Gerald Diodati, a Seekonk resident, signed the agreement Monday and is scheduled to enter the plea July 31 before U.S. District Judge William E. Smith. Two weeks ago, one of Diodati’s codefendants, Harold L. Tillinghast Jr., pleaded guilty to a conspiracy charge and agreed to cooperate with the government.
In Diodati’s plea agreement, there is no mention of his cooperation with prosecutors.
The lone remaining defendant in the case is Nicholas Manocchio, of Cranston. He has pleaded not guilty to charges of conspiracy and aiding and abetting.
In November, Tillinghast, Manocchio and Diodati were indicted on charges that they participated in a kickback scheme involving Rising Sun Mills, a redevelopment project on Valley Street in the city’s Olneyville neighborhood.
Manocchio was Tillinghast’s boss at the Providence offices of the Laborers’ International Union of North America.
The investigation that led to the charges was launched seven years ago when the FBI opened a fictitious construction firm, Hemphill Construction, which was pursuing work in Rhode Island and elsewhere in Southern New England.
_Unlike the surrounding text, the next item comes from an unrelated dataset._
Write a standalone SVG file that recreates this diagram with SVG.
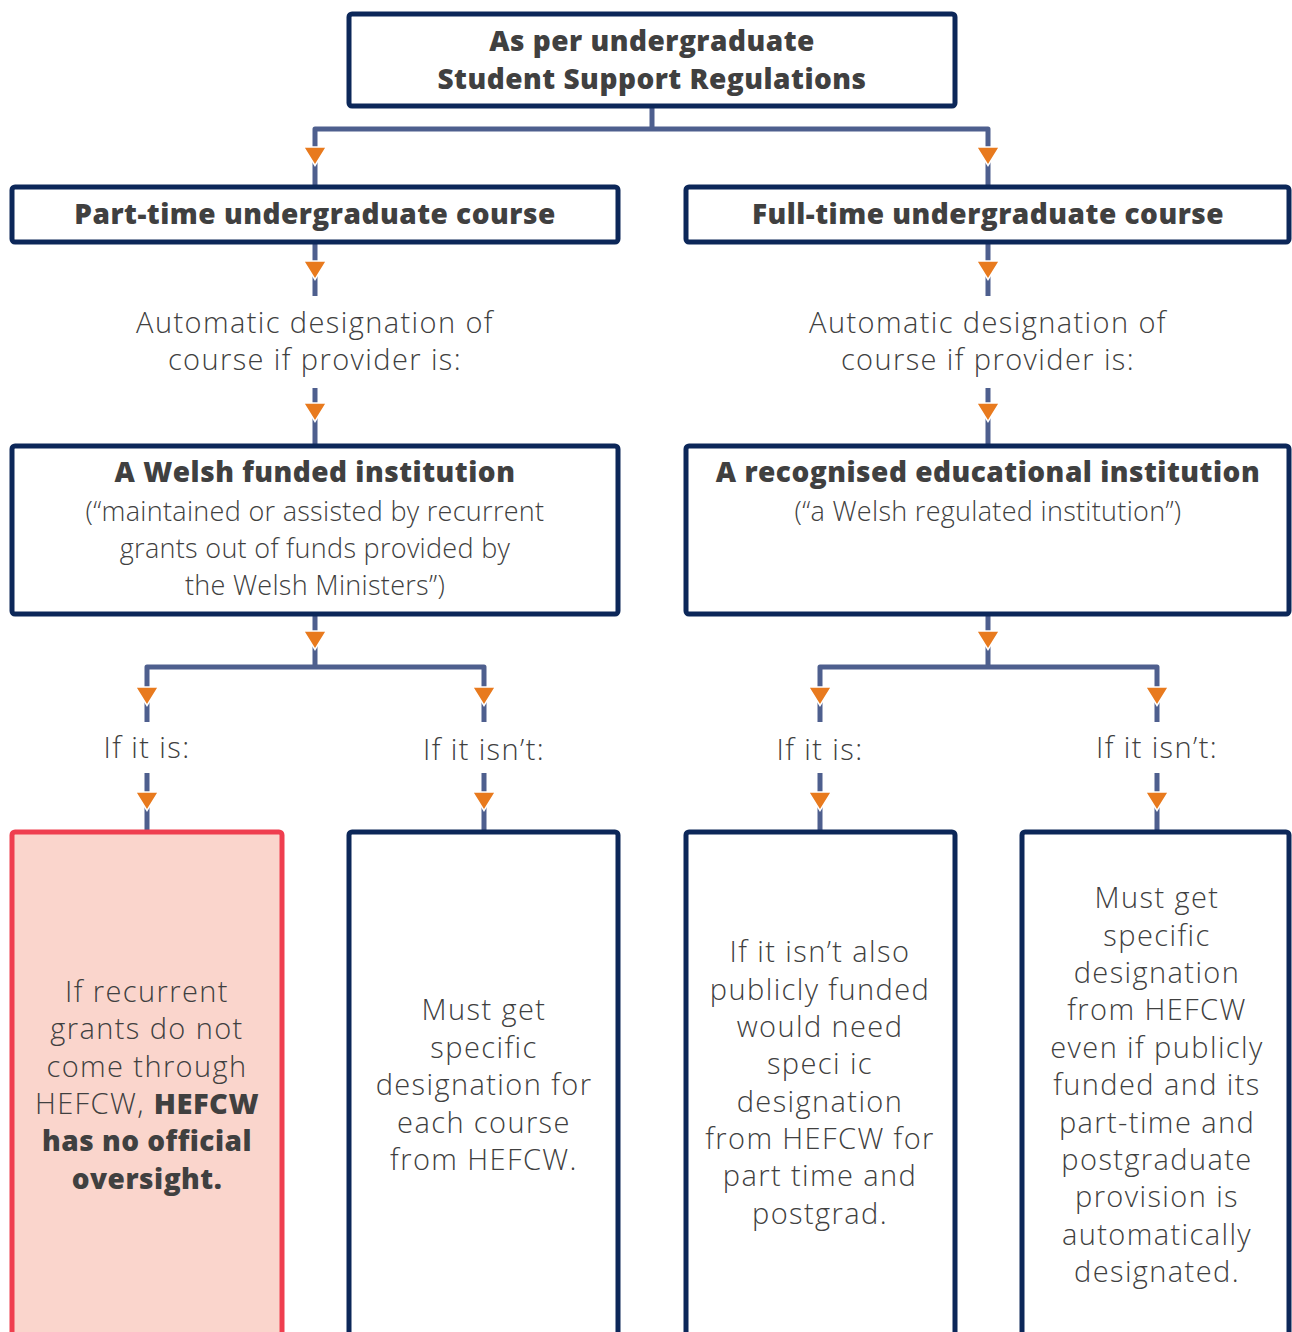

The business was in a retail plaza on Atwood Avenue in Johnston near a Providence Journal news bureau.
A few months after setting up shop, an undercover agent posing as a principal owner of Hemphill Construction met with Tillinghast and Diodati. They allegedly reached a deal under which Diodati and others would make payments in excess of $1,000 to Tillinghast and Manocchio.
In April 2003, Tillinghast allegedly told Diodati and the undercover agent that he would try to get Hemphill Construction a demolition contract at Rising Sun Mills. The deal involved a $2,000 kickback to Tillinghast, the authorities said.
The kickback scheme also had a backdrop of organized crime activity, authorities say. Matthew L. Guglielmetti Jr., a capo regime in the Patriarca crime family, did construction work at Rising Mills and participated in some of the meetings at Hemphill’s office. He is now serving a long sentence in federal prison on drug charges.
Tillinghast is the son of the late Harold L. Tillinghast Sr. and a nephew of Gerald M. “Gerry” Tillinghast, two mobsters who were convicted of killing loan shark George Basmajian in the 1970s.
Two years ago, Gerry Tillinghast was released from prison and worked at Diodati’s firm, Rhode Island Construction Services, in Coventry.